Очевидно, Цезарь в это время, хотя и считал войну весьма вероятной, все же не исключал и возможности соглашения. Во всяком случае он был готов на серьезные уступки: изъявлял согласие сдать командование восемью легионами и управление Трансальпийской Галлией к 1 марта 49 г., оставляя за собой до момента избрания только Цизальпинскую Галлию с Иллириком и всего два легиона. Кстати, на этом этапе переговоров сделал попытку принять в них участие и вернувшийся из своей провинции Цицерон. Он вернулся в радужном настроении, в ожидании триумфа и в конце ноября 50 г. высадился в Брундизии.

Цезарь был совсем не прочь привлечь Цицерона на свою сторону, писал ему и пытался повлиять на него через преданных ему людей, но, как нетрудно проследить по переписке Цицерона с его друзьями, тот явно склонялся на сторону Помпея, хотя и считал, видимо, наиболее благоприятным вариантом примирение соперников.

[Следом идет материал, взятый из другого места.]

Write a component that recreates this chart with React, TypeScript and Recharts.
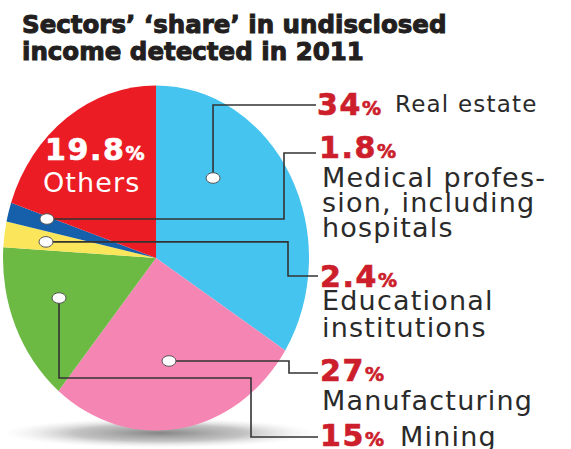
import React from 'react';
import { PieChart, Pie, Cell } from 'recharts';

// ---- data ----
const CATEGORIES = [
  'Real estate',
  'Manufacturing',
  'Mining',
  'Educational institutions',
  'Medical profession, including hospitals',
  'Others',
];
const SHARES = [34, 27, 15, 2.4, 1.8, 19.8];
const VALUE_LABELS = ['34', '27', '15', '2.4', '1.8', '19.8'];
const LABEL_LINES = [
  ['Real estate'],
  ['Manufacturing'],
  ['Mining'],
  ['Educational', 'institutions'],
  ['Medical profes-', 'sion, including', 'hospitals'],
  ['Others'],
];
const TITLE_LINES = ['Sectors\u2019 \u2018share\u2019 in undisclosed', 'income detected in 2011'];

// ---- styling / layout ----
const COLORS = ['#46c4f0', '#f586b4', '#6cb944', '#fbe55a', '#155fab', '#eb1c24'];
const RED_TEXT = '#cc1e2b';
const DARK_TEXT = '#2a2a2a';
const LINE_COLOR = '#333333';
const W = 571;
const H = 449;
const CX = 156;
const CY = 258;
const R = 153;
const K = 172.5 / 153; // vertical stretch of the pie (ellipse)

type Route = Array<[string, number]>;
interface Ann {
  dotAngle: number;
  dotR: number;
  route: Route;
  numX: number;
  numY: number;
  inlineX?: number;
  inlineY?: number;
  inlineSize?: number;
  linesY?: number[];
}
const ANNOTATIONS: Ann[] = [
  { dotAngle: 38.8, dotR: 0.595, route: [['v', 105], ['h', 316]], numX: 317, numY: 115, inlineX: 395, inlineY: 112, inlineSize: 23 },
  { dotAngle: 171.9, dotR: 0.603, route: [['h', 289], ['v', 373], ['h', 318]], numX: 320, numY: 381, linesY: [410] },
  { dotAngle: 249.9, dotR: 0.675, route: [['v', 378], ['h', 251], ['v', 437], ['h', 318]], numX: 320, numY: 446, inlineX: 400, inlineY: 446, inlineSize: 27 },
  { dotAngle: 277.4, dotR: 0.725, route: [['h', 288], ['v', 276], ['h', 318]], numX: 320, numY: 287, linesY: [310, 337] },
  { dotAngle: 287.6, dotR: 0.748, route: [['h', 284], ['v', 153], ['h', 316]], numX: 319, numY: 158, linesY: [187, 212, 237] },
  { dotAngle: 0, dotR: 0, route: [], numX: 45, numY: 160, linesY: [192] },
];

const data = CATEGORIES.map((name, i) => ({ name, value: SHARES[i] }));

const FONT = '"DejaVu Sans", "Open Sans", sans-serif';

const NumberText = ({ x, y, fill, value }: { x: number; y: number; fill: string; value: string }) => (
  <text x={x} y={y} fill={fill} stroke={fill} strokeWidth={0.7} fontFamily={FONT} fontWeight="bold" fontSize={30} letterSpacing={1.6}>
    {value}
    <tspan fontSize={19}>%</tspan>
  </text>
);

const renderLabel = (props: any) => {
  const { index } = props;
  const cx = typeof props.cx === 'number' ? props.cx : CX;
  const cy = typeof props.cy === 'number' ? props.cy : CY;
  const outer = typeof props.outerRadius === 'number' ? props.outerRadius : R;
  const ann = ANNOTATIONS[index];
  const lines = LABEL_LINES[index];
  const num = VALUE_LABELS[index];

  if (index === 5) {
    return (
      <g key={`lab-${index}`}>
        <NumberText x={ann.numX} y={ann.numY} fill="#ffffff" value={num} />
        <text x={43} y={ann.linesY![0]} fill="#ffffff" fontFamily={FONT} fontSize={27} letterSpacing={1.1}>
          {lines[0]}
        </text>
      </g>
    );
  }

  const rad = (ann.dotAngle * Math.PI) / 180;
  const dx = cx + ann.dotR * outer * Math.sin(rad);
  const dy = cy - ann.dotR * outer * Math.cos(rad) * K;
  let px = dx;
  let py = dy;
  let d = `M${px},${py}`;
  ann.route.forEach(([dir, v]) => {
    if (dir === 'h') px = v;
    else py = v;
    d += ` L${px},${py}`;
  });

  return (
    <g key={`lab-${index}`}>
      <path d={d} fill="none" stroke={LINE_COLOR} strokeWidth={1.6} />
      <ellipse cx={dx} cy={dy} rx={7} ry={5.3} fill="#ffffff" stroke="#555" strokeWidth={1} />
      <NumberText x={ann.numX} y={ann.numY} fill={RED_TEXT} value={num} />
      {ann.inlineX !== undefined ? (
        <text x={ann.inlineX} y={ann.inlineY} fill={DARK_TEXT} fontFamily={FONT} fontSize={ann.inlineSize} letterSpacing={1.2}>
          {lines[0]}
        </text>
      ) : (
        lines.map((ln, j) => (
          <text key={j} x={322} y={ann.linesY![j]} fill={DARK_TEXT} fontFamily={FONT} fontSize={27} letterSpacing={1.2}>
            {ln}
          </text>
        ))
      )}
    </g>
  );
};

export default function App() {
  return (
    <div style={{ position: 'absolute', left: 0, top: 0, width: W, height: H, background: '#ffffff' }}>
      <style>{`
        path.recharts-sector {
          transform: scaleY(${K});
          transform-origin: ${CX}px ${CY}px;
        }
      `}</style>
      <PieChart width={W} height={H} margin={{ top: 0, right: 0, bottom: 0, left: 0 }}>
        <defs>
          <radialGradient id="pieShadow" cx="50%" cy="50%" r="50%">
            <stop offset="0%" stopColor="#7f7f7f" stopOpacity={0.95} />
            <stop offset="55%" stopColor="#b0b0b0" stopOpacity={0.75} />
            <stop offset="100%" stopColor="#e8e8e8" stopOpacity={0} />
          </radialGradient>
        </defs>
        <ellipse cx={160} cy={433} rx={158} ry={15} fill="url(#pieShadow)" />
        {TITLE_LINES.map((t, i) => (
          <text
            key={i}
            x={22}
            y={33 + i * 27}
            fill="#231f20"
            stroke="#231f20"
            strokeWidth={1}
            fontFamily={FONT}
            fontWeight="bold"
            fontSize={24.5}
          >
            {t}
          </text>
        ))}
        <Pie
          data={data}
          dataKey="value"
          nameKey="name"
          cx={CX}
          cy={CY}
          innerRadius={0}
          outerRadius={R}
          startAngle={90}
          endAngle={-270}
          stroke="none"
          isAnimationActive={false}
          labelLine={false}
          label={renderLabel}
        >
          {data.map((_, i) => (
            <Cell key={i} fill={COLORS[i]} />
          ))}
        </Pie>
      </PieChart>
    </div>
  );
}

Пока Цицерон добирался от Брундизия до Рима, он дважды встречался и беседовал с Помпеем. Во время этих встреч Цицерон всячески стремился склонить своего собеседника к тому, чтобы он принял условия Цезаря. Помпей, хотя и не верил миролюбию Цезаря, ожидал от его нового консулата всего самого худшего и считал войну неизбежной, тем не менее тоже не был полностью свободен от колебаний. Вероятно, он хотел того, чтобы предложения Цезаря оказались отвергнутыми, но не им, а сенатом. Собственно говоря, так и произошло: Катон, Марцелл, Лентул — фактические вожди сената — не желали теперь даже слышать о переговорах, и предложения Цезаря остались без ответа.